- Episode no.: Season 7 Episode 13
- Directed by: Andy Ackerman
- Written by: Alec Berg & Jeff Schaffer
- Production code: 713
- Original air date: February 1, 1996

Guest appearances
- Wayne Knight as Newman; Heidi Swedberg as Susan Ross; Ken Hudson Campbell as Ken; Shannon Holt as Carrie; Lisa Deanne Young as Christie; Charles Emmett as Orderly; David Richards as Maitre D'; Matthew McCurley as Kid; Joshua Abrasion as Man #1; Steve Artiaga as Man #2; Cheryl Hunter as Woman;

Episode chronology
| ← Previous "The Caddy" | Next → "The Cadillac" |
- Seinfeld season 7

= The Seven =

"The Seven" is the 123rd episode of the NBC sitcom Seinfeld. This was the 13th episode for the seventh season, originally airing on February 1, 1996. In this episode, Kramer wants a girls' bike from Elaine in return for fixing her neck pain, another couple steals George's plan to use a jersey number as a baby name, and Jerry must find out how his date is wearing the same dress every day.

==Plot==
At a vintage toy store, Elaine finds a girls' bike she always wanted, while Jerry meets Christie, a woman in a striking black-and-white dress. Jerry ignores Elaine's struggle to get the bike off a wall, even as it falls on her. George meets Susan's expectant cousin Carrie and her husband Ken; George conceitedly shoots down all their baby girl names in favor of his own idea, "Soda". Kramer wastes Jerry's food making a sandwich not to his own liking, and is reminded that Jerry gets nothing in return for his freeloading.

Plagued by neck pain from getting the bike, Elaine declares that a cure would be worth giving up the bike. Kramer's dubious shiatsu technique instantly relieves her pain, leaving her unexpectedly on the hook. Kramer also voluntarily keeps a ledger to reimburse Jerry for food. George has his heart set on naming his firstborn "Seven", after Mickey Mantle's jersey number; Susan refuses, while Jerry mocks George.

Jerry notifies Kramer that he cannot leave food half-eaten to avoid paying full price. Kramer guilts Elaine into making good on her promise, but the next day, her pain returns worse than before. Kramer, flaunting the cutesy bike, will not give it back, blaming Elaine for not knowing esoteric shiatsu aftercare. Jerry refuses to take sides, and sends them to Newman, who has no affection for anyone, to arbitrate.

Carrie and Ken, as fellow Mantle fans, take the name "Seven" for themselves. George confronts them to keep the name's "cachet" to himself, just as Carrie goes into labor.
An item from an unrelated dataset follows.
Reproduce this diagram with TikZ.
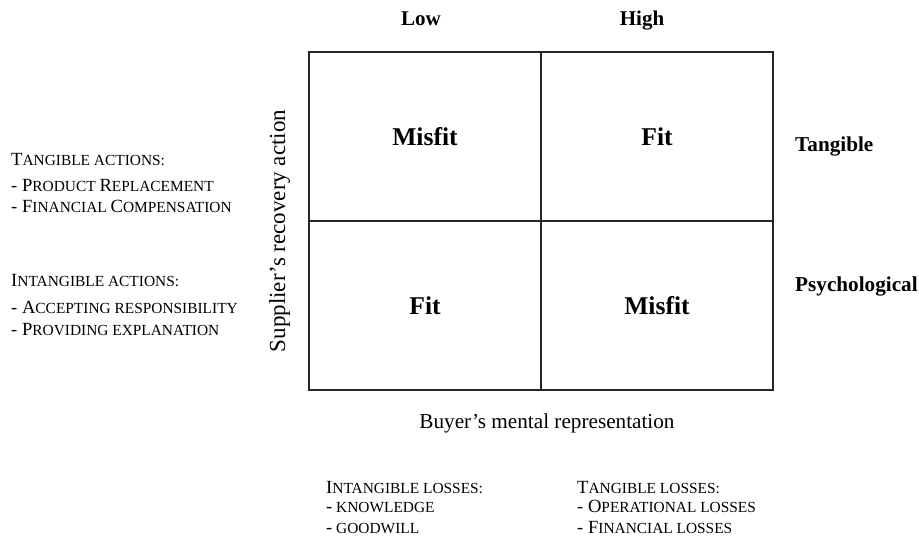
\documentclass[tikz,border=0pt]{standalone}
\usepackage{fontspec}
\setmainfont{Liberation Serif}
\newcommand\Cap[1]{{\fontsize{18.6}{21}\selectfont #1}}
\begin{document}
\begin{tikzpicture}[x=1pt,y=-1pt,
  sc/.style={anchor=base west, inner sep=0pt, font=\fontsize{15.4}{18}\selectfont},
  hdr/.style={anchor=base, inner sep=0pt, font=\fontsize{21}{24}\selectfont\bfseries},
  side/.style={anchor=base west, inner sep=0pt, font=\fontsize{21.2}{24}\selectfont\bfseries},
  cell/.style={anchor=base, inner sep=0pt, font=\fontsize{25.6}{30}\selectfont\bfseries},
  axis/.style={anchor=base, inner sep=0pt, font=\fontsize{21.2}{25}\selectfont},
  gridline/.style={draw=black!85, line width=1.2pt}]
\useasboundingbox (0,0) rectangle (919,538);
% matrix box
\coordinate (tlc) at (309,52);
\coordinate (brc) at (773,390);
\coordinate (mt) at (541,52);
\coordinate (mb) at (541,390);
\coordinate (ml) at (309,221);
\coordinate (mr) at (773,221);
\draw[gridline] (tlc) rectangle (brc);
\draw[gridline] (mt) -- (mb);
\draw[gridline] (ml) -- (mr);
% column headers
\node[hdr] (low) at (421,25.7) {Low};
\node[hdr] (high) at (642,25.7) {High};
% cells
\node[cell] (c11) at (425,145) {Misfit};
\node[cell] (c12) at (657,145) {Fit};
\node[cell] (c21) at (425,314) {Fit};
\node[cell] (c22) at (657,314) {Misfit};
% row labels
\node[side] (tang) at (795,151.7) {Tangible};
\node[side] (psych) at (795,291.7) {Psychological};
% axis titles
\node[axis] (xax) at (547,428.3) {Buyer’s mental representation};
\node[axis, rotate=90, font=\fontsize{23}{27}\selectfont] (yax) at (285,231) {Supplier’s recovery action};
% left lists
\node[sc] (ta) at (11,165) {\Cap{T}ANGIBLE ACTIONS:};
\node[sc] (ta1) at (11,191) {\Cap{- P}RODUCT \Cap{R}EPLACEMENT};
\node[sc] (ta2) at (11,212.7) {\Cap{- F}INANCIAL \Cap{C}OMPENSATION};
\node[sc] (ia) at (11,286.7) {\Cap{I}NTANGIBLE ACTIONS:};
\node[sc] (ia1) at (11,313.3) {\Cap{- A}CCEPTING RESPONSIBILITY};
\node[sc] (ia2) at (11,335) {\Cap{- P}ROVIDING EXPLANATION};
% bottom lists
\node[sc] (il) at (326,493.3) {\Cap{I}NTANGIBLE LOSSES:};
\node[sc] (il1) at (326,512.3) {\Cap{-} KNOWLEDGE};
\node[sc] (il2) at (326,533.3) {\Cap{-} GOODWILL};
\node[sc] (tl) at (577,493.3) {\Cap{T}ANGIBLE LOSSES:};
\node[sc] (tl1) at (577,512.3) {\Cap{- O}PERATIONAL LOSSES};
\node[sc] (tl2) at (577,533.3) {\Cap{- F}INANCIAL LOSSES};
\end{tikzpicture}
\end{document}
Rushing to the hospital, the couple has as little sympathy for George as he does for their ordeal. George is not allowed into the delivery room, shutting out his pitiful pleading.

Christie wears the same dress again on every date, baffling Jerry. Bent on catching her in different clothes, he accompanies her home mid-date to change. Spotting the same dress again in a years-old photo, he realizes that her closet might have nothing else, but gets caught peeking inside. He gets dumped, losing the chance to ever learn the truth.

Newman declares that the bike will be cut in half. Only Kramer offers to give up the bike to save it, so Newman pronounces him the "true owner". However, Kramer cannot afford his food bill after just one week, forcing him to sell the bike to Newman. As Newman goes on a joyride, Elaine chases him down.

==Production==
The man in the photo with Christie is episode co-writer Alec Berg.

Newman's means of determining the bike's rightful owner is based on the Judgment of Solomon, a Biblical story in which Solomon determined which of two women is the mother of a child.

The ending of the episode's George story was abbreviated during editing. Among the cuts were George telling the hospital staff that he is the father of Carrie's child so that he can fill out the paperwork which identifies the child's name, and a scene in which Jerry and Susan admire the infant Seven while George continues to brood.

The episode has a run time of 20 minutes.

==In popular culture==
In ranking the best Seinfeld episodes, Screencrush had this episode at 89th, Vanity Fair had it at 67th and Vulture had it at 48th.